Points of View 29th November 2016

Australian Press Council: OGP Plan must be credible, meaningful, effective

by Peter Timmins

Australian Press Council

MEDIA RELEASE | 29 November 2016
National Action Plan for open government must face up to growing problems
The Australian Press Council is calling on the Turnbull government to address seriously its obligations to the multilateral Open Government Partnership (OGP) and ensure that Australia takes all needed steps to promote openness, transparency and access to information.
A draft “National Action Plan” produced as part of Australia’s formal OGP commitments is likely to be considered by the federal cabinet next week.
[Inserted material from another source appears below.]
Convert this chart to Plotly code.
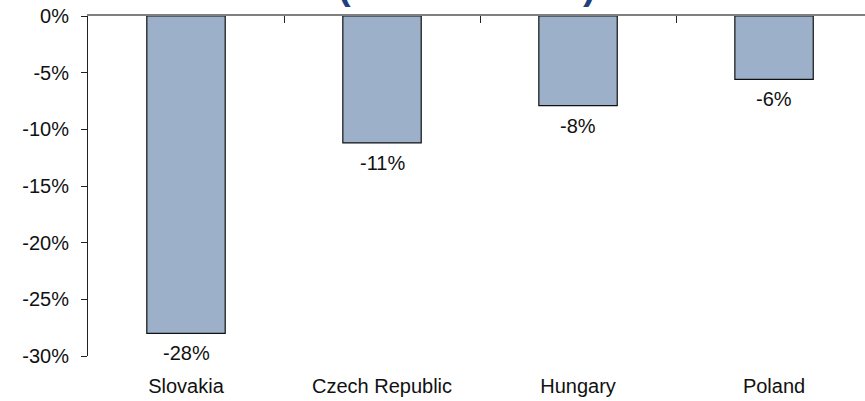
import plotly.graph_objects as go

countries = ["Slovakia", "Czech Republic", "Hungary", "Poland"]
change_pct = [-28.0, -11.2, -7.9, -5.6]
y_tick_vals = [0, -5, -10, -15, -20, -25, -30]
y_tick_text = ["0%", "-5%", "-10%", "-15%", "-20%", "-25%", "-30%"]
title_text = "(1990 vs 2000)"

FONT = "Liberation Sans, Arial, sans-serif"
FS = 20

fig = go.Figure()

fig.add_trace(go.Bar(
    x=countries,
    y=change_pct,
    width=0.4,
    marker=dict(color="#9DB0C9", line=dict(color="#111111", width=1.2)),
    showlegend=False,
))

# value labels sit a little below each bar end
for c, v in zip(countries, change_pct):
    fig.add_annotation(x=c, y=v, text=f"{v:.0f}%", showarrow=False,
                       yanchor="top", yshift=-7,
                       font=dict(size=FS, color="#111111", family=FONT))

# top axis carries the zero line with separator ticks between categories
fig.add_trace(go.Scatter(x=[0], y=[0], xaxis="x2", mode="markers",
                         marker=dict(opacity=0), showlegend=False,
                         hoverinfo="skip"))

fig.add_annotation(
    text=f"<b>{title_text}</b>", x=0.488, y=1, xref="paper", yref="paper",
    yanchor="bottom", yshift=7, showarrow=False,
    font=dict(size=38, color="#1F3F7F", family=FONT),
)

fig.update_layout(
    width=865, height=401,
    margin=dict(l=88, r=0, t=16, b=45),
    paper_bgcolor="white", plot_bgcolor="white",
    font=dict(family=FONT, size=FS, color="#111111"),
    xaxis=dict(
        range=[-0.5, 3.464], showline=False, ticks="", showgrid=False,
        zeroline=False, tickfont=dict(size=FS), automargin=False,
        ticklabelstandoff=16,
    ),
    xaxis2=dict(
        overlaying="x", side="top", range=[-0.5, 3.464],
        tickvals=[0.5, 1.5, 2.5], ticks="inside", ticklen=7,
        tickcolor="#222222", showticklabels=False, showgrid=False,
        showline=True, linecolor="#808080", linewidth=2, zeroline=False,
        automargin=False,
    ),
    yaxis=dict(
        range=[-30, 0], tickvals=y_tick_vals, ticktext=y_tick_text,
        showline=True, linecolor="#222222", linewidth=1,
        ticks="outside", ticklen=6, tickcolor="#222222",
        showgrid=False, zeroline=False, tickfont=dict(size=FS),
        automargin=False, ticklabelstandoff=8,
    ),
)

# page body margin would shift the figure by 8px
fig.write_html("out.html", config={"displayModeBar": False},
               post_script="document.body.style.margin='0';")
The Press Council, which is a member of a group working to ensure that the OGP process is meaningful and effective, is one of many organisations that believe the Draft Plan is heading in the right direction but does not go far enough.
In particular, the Press Council believes that the Plan’s summary of the current situation in Australia is not accurate, making a number of unbalanced statements about Australia’s record and international standing regarding access to information and transparency in government.
“Australia’s record in a number of areas, including overly broad anti-terrorism laws, overuse of secrecy and suppression orders, metadata retention and inadequate protection of whistleblowers, are reasons for grave concern,” said Press Council Chair Professor David Weisbrot. “I am very uncomfortable with any National Action Plan going to a multilateral body that may leave the impression that all is well here.
“Australia’s efforts and reputation for open government and free access to information have in fact deteriorated in recent years. The Plan notes, apparently with some satisfaction, that Australia in 2015 was ranked 13th in Transparency International’s Corruption Perceptions Index, but fails to add that Australia’s ranking has fallen six positions since 2012. Australia ranks 25 in the Freedom House Press Freedom Index, well down on earlier years. We should aim to remain amongst the international leaders in this area, rather than congratulate ourselves on not being amongst the worst.”
The Australian Press Council has been kept informed of the outstanding work of the Steering Committee of the Australian Open Government Partnership Network, as well as the contributions of other civil society groups.
In its own formal submission on the draft National Action Plan, lodged on 18 November 2016, the Press Council applauded what appears to be a renewed commitment by the Australian government to a strong framework for open, transparent and accessible government. But the Press Council believes that any documents drafted by government as part of that effort should accurately reflect Australia’s current problematic record in this area.
Open government and strong freedom of information laws are essential for ensuring good policy-making and sound administrative decision-making, as well as for exposing and preventing corruption. These enable responsible journalism and are critical to investigative reporting and an informed citizenry.